═════ Dataset excerpt ═════

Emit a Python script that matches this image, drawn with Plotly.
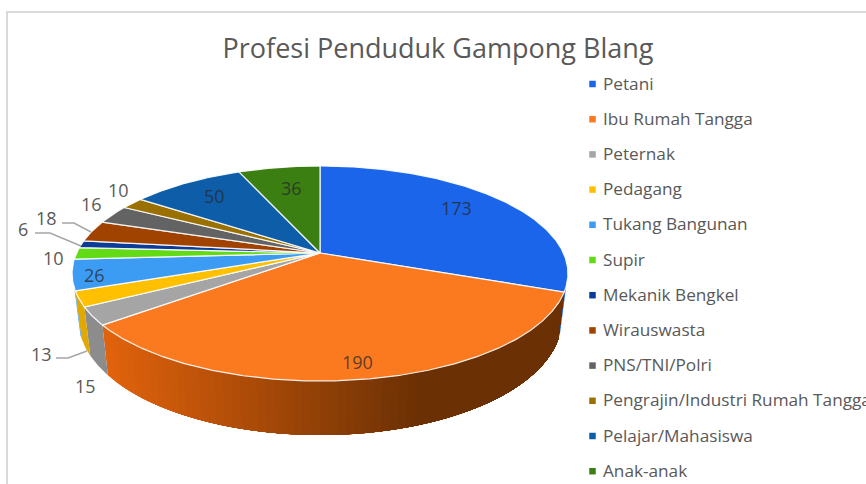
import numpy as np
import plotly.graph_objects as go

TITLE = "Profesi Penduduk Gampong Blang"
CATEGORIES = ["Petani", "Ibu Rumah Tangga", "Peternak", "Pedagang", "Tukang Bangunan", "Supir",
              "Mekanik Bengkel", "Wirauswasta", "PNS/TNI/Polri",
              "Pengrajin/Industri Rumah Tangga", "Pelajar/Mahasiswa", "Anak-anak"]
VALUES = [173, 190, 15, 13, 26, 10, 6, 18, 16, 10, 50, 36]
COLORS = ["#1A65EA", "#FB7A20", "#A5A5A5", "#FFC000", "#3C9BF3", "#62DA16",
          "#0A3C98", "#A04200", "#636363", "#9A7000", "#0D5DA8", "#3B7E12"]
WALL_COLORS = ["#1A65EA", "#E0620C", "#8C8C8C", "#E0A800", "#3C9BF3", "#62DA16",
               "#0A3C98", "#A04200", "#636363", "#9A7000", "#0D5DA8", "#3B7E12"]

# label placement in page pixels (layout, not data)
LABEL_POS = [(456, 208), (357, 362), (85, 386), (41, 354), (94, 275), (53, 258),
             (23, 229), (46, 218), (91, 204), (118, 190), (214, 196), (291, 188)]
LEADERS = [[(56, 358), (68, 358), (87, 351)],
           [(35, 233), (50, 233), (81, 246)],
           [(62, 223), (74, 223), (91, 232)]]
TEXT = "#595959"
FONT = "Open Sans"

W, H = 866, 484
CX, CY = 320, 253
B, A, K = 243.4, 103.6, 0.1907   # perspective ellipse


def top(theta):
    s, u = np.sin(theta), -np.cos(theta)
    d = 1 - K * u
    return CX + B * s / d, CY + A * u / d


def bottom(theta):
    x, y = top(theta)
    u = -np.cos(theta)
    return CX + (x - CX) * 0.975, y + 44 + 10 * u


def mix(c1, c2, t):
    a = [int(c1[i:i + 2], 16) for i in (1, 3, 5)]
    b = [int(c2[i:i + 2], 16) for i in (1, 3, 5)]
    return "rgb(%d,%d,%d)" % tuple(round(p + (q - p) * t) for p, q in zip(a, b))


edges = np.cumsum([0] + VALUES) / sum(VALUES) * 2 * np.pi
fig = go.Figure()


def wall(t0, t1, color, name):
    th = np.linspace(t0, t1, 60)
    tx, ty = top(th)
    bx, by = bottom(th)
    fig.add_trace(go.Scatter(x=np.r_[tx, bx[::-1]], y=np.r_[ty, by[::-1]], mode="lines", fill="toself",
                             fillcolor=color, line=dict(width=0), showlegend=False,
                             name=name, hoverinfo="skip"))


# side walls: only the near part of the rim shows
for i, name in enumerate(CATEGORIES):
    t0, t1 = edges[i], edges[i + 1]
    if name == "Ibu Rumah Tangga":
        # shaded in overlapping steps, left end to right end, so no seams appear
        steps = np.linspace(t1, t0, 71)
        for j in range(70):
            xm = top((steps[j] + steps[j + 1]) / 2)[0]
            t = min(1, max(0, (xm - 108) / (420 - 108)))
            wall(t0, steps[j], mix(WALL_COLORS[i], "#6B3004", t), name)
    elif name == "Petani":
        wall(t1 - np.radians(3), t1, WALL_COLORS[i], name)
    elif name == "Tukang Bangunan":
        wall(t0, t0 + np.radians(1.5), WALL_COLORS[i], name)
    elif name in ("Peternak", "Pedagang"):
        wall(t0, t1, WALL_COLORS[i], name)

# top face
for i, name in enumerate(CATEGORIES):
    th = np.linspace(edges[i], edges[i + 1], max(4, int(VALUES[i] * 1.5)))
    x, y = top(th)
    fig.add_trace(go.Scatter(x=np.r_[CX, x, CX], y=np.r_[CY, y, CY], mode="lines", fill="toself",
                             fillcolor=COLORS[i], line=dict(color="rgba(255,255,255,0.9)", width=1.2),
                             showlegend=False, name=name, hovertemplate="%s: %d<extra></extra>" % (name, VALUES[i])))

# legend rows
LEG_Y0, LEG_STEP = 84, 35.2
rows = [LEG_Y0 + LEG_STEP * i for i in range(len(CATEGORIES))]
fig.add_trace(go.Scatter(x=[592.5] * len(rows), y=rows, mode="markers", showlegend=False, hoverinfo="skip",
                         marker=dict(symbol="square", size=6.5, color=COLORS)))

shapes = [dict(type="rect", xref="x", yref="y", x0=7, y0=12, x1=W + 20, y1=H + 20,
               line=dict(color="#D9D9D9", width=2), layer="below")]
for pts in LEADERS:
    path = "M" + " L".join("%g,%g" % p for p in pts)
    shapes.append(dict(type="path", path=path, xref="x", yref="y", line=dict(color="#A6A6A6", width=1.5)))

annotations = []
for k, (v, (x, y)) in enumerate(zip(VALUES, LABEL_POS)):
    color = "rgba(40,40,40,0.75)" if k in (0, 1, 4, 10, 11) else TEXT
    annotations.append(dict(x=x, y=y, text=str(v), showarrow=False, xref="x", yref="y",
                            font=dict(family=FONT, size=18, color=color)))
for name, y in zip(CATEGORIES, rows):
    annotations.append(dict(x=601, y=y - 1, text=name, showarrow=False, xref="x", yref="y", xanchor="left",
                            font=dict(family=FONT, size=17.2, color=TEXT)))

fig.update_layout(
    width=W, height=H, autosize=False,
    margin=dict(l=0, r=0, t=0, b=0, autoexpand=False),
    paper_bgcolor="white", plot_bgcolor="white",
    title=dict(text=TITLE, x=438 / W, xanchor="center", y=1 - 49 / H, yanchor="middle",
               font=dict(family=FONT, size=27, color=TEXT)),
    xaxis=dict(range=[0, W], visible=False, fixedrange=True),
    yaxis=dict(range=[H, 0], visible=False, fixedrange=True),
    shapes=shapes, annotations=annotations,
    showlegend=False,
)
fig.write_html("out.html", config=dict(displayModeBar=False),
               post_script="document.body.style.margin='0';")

═════

• **Do this**
Skip the pictures, then retype every line above exactly.

• **Task output**
Emit a Python script that matches this image, drawn with Plotly.
import numpy as np
import plotly.graph_objects as go

TITLE = "Profesi Penduduk Gampong Blang"
CATEGORIES = ["Petani", "Ibu Rumah Tangga", "Peternak", "Pedagang", "Tukang Bangunan", "Supir",
              "Mekanik Bengkel", "Wirauswasta", "PNS/TNI/Polri",
              "Pengrajin/Industri Rumah Tangga", "Pelajar/Mahasiswa", "Anak-anak"]
VALUES = [173, 190, 15, 13, 26, 10, 6, 18, 16, 10, 50, 36]
COLORS = ["#1A65EA", "#FB7A20", "#A5A5A5", "#FFC000", "#3C9BF3", "#62DA16",
          "#0A3C98", "#A04200", "#636363", "#9A7000", "#0D5DA8", "#3B7E12"]
WALL_COLORS = ["#1A65EA", "#E0620C", "#8C8C8C", "#E0A800", "#3C9BF3", "#62DA16",
               "#0A3C98", "#A04200", "#636363", "#9A7000", "#0D5DA8", "#3B7E12"]

# label placement in page pixels (layout, not data)
LABEL_POS = [(456, 208), (357, 362), (85, 386), (41, 354), (94, 275), (53, 258),
             (23, 229), (46, 218), (91, 204), (118, 190), (214, 196), (291, 188)]
LEADERS = [[(56, 358), (68, 358), (87, 351)],
           [(35, 233), (50, 233), (81, 246)],
           [(62, 223), (74, 223), (91, 232)]]
TEXT = "#595959"
FONT = "Open Sans"

W, H = 866, 484
CX, CY = 320, 253
B, A, K = 243.4, 103.6, 0.1907   # perspective ellipse


def top(theta):
    s, u = np.sin(theta), -np.cos(theta)
    d = 1 - K * u
    return CX + B * s / d, CY + A * u / d


def bottom(theta):
    x, y = top(theta)
    u = -np.cos(theta)
    return CX + (x - CX) * 0.975, y + 44 + 10 * u


def mix(c1, c2, t):
    a = [int(c1[i:i + 2], 16) for i in (1, 3, 5)]
    b = [int(c2[i:i + 2], 16) for i in (1, 3, 5)]
    return "rgb(%d,%d,%d)" % tuple(round(p + (q - p) * t) for p, q in zip(a, b))


edges = np.cumsum([0] + VALUES) / sum(VALUES) * 2 * np.pi
fig = go.Figure()


def wall(t0, t1, color, name):
    th = np.linspace(t0, t1, 60)
    tx, ty = top(th)
    bx, by = bottom(th)
    fig.add_trace(go.Scatter(x=np.r_[tx, bx[::-1]], y=np.r_[ty, by[::-1]], mode="lines", fill="toself",
                             fillcolor=color, line=dict(width=0), showlegend=False,
                             name=name, hoverinfo="skip"))


# side walls: only the near part of the rim shows
for i, name in enumerate(CATEGORIES):
    t0, t1 = edges[i], edges[i + 1]
    if name == "Ibu Rumah Tangga":
        # shaded in overlapping steps, left end to right end, so no seams appear
        steps = np.linspace(t1, t0, 71)
        for j in range(70):
            xm = top((steps[j] + steps[j + 1]) / 2)[0]
            t = min(1, max(0, (xm - 108) / (420 - 108)))
            wall(t0, steps[j], mix(WALL_COLORS[i], "#6B3004", t), name)
    elif name == "Petani":
        wall(t1 - np.radians(3), t1, WALL_COLORS[i], name)
    elif name == "Tukang Bangunan":
        wall(t0, t0 + np.radians(1.5), WALL_COLORS[i], name)
    elif name in ("Peternak", "Pedagang"):
        wall(t0, t1, WALL_COLORS[i], name)

# top face
for i, name in enumerate(CATEGORIES):
    th = np.linspace(edges[i], edges[i + 1], max(4, int(VALUES[i] * 1.5)))
    x, y = top(th)
    fig.add_trace(go.Scatter(x=np.r_[CX, x, CX], y=np.r_[CY, y, CY], mode="lines", fill="toself",
                             fillcolor=COLORS[i], line=dict(color="rgba(255,255,255,0.9)", width=1.2),
                             showlegend=False, name=name, hovertemplate="%s: %d<extra></extra>" % (name, VALUES[i])))

# legend rows
LEG_Y0, LEG_STEP = 84, 35.2
rows = [LEG_Y0 + LEG_STEP * i for i in range(len(CATEGORIES))]
fig.add_trace(go.Scatter(x=[592.5] * len(rows), y=rows, mode="markers", showlegend=False, hoverinfo="skip",
                         marker=dict(symbol="square", size=6.5, color=COLORS)))

shapes = [dict(type="rect", xref="x", yref="y", x0=7, y0=12, x1=W + 20, y1=H + 20,
               line=dict(color="#D9D9D9", width=2), layer="below")]
for pts in LEADERS:
    path = "M" + " L".join("%g,%g" % p for p in pts)
    shapes.append(dict(type="path", path=path, xref="x", yref="y", line=dict(color="#A6A6A6", width=1.5)))

annotations = []
for k, (v, (x, y)) in enumerate(zip(VALUES, LABEL_POS)):
    color = "rgba(40,40,40,0.75)" if k in (0, 1, 4, 10, 11) else TEXT
    annotations.append(dict(x=x, y=y, text=str(v), showarrow=False, xref="x", yref="y",
                            font=dict(family=FONT, size=18, color=color)))
for name, y in zip(CATEGORIES, rows):
    annotations.append(dict(x=601, y=y - 1, text=name, showarrow=False, xref="x", yref="y", xanchor="left",
                            font=dict(family=FONT, size=17.2, color=TEXT)))

fig.update_layout(
    width=W, height=H, autosize=False,
    margin=dict(l=0, r=0, t=0, b=0, autoexpand=False),
    paper_bgcolor="white", plot_bgcolor="white",
    title=dict(text=TITLE, x=438 / W, xanchor="center", y=1 - 49 / H, yanchor="middle",
               font=dict(family=FONT, size=27, color=TEXT)),
    xaxis=dict(range=[0, W], visible=False, fixedrange=True),
    yaxis=dict(range=[H, 0], visible=False, fixedrange=True),
    shapes=shapes, annotations=annotations,
    showlegend=False,
)
fig.write_html("out.html", config=dict(displayModeBar=False),
               post_script="document.body.style.margin='0';")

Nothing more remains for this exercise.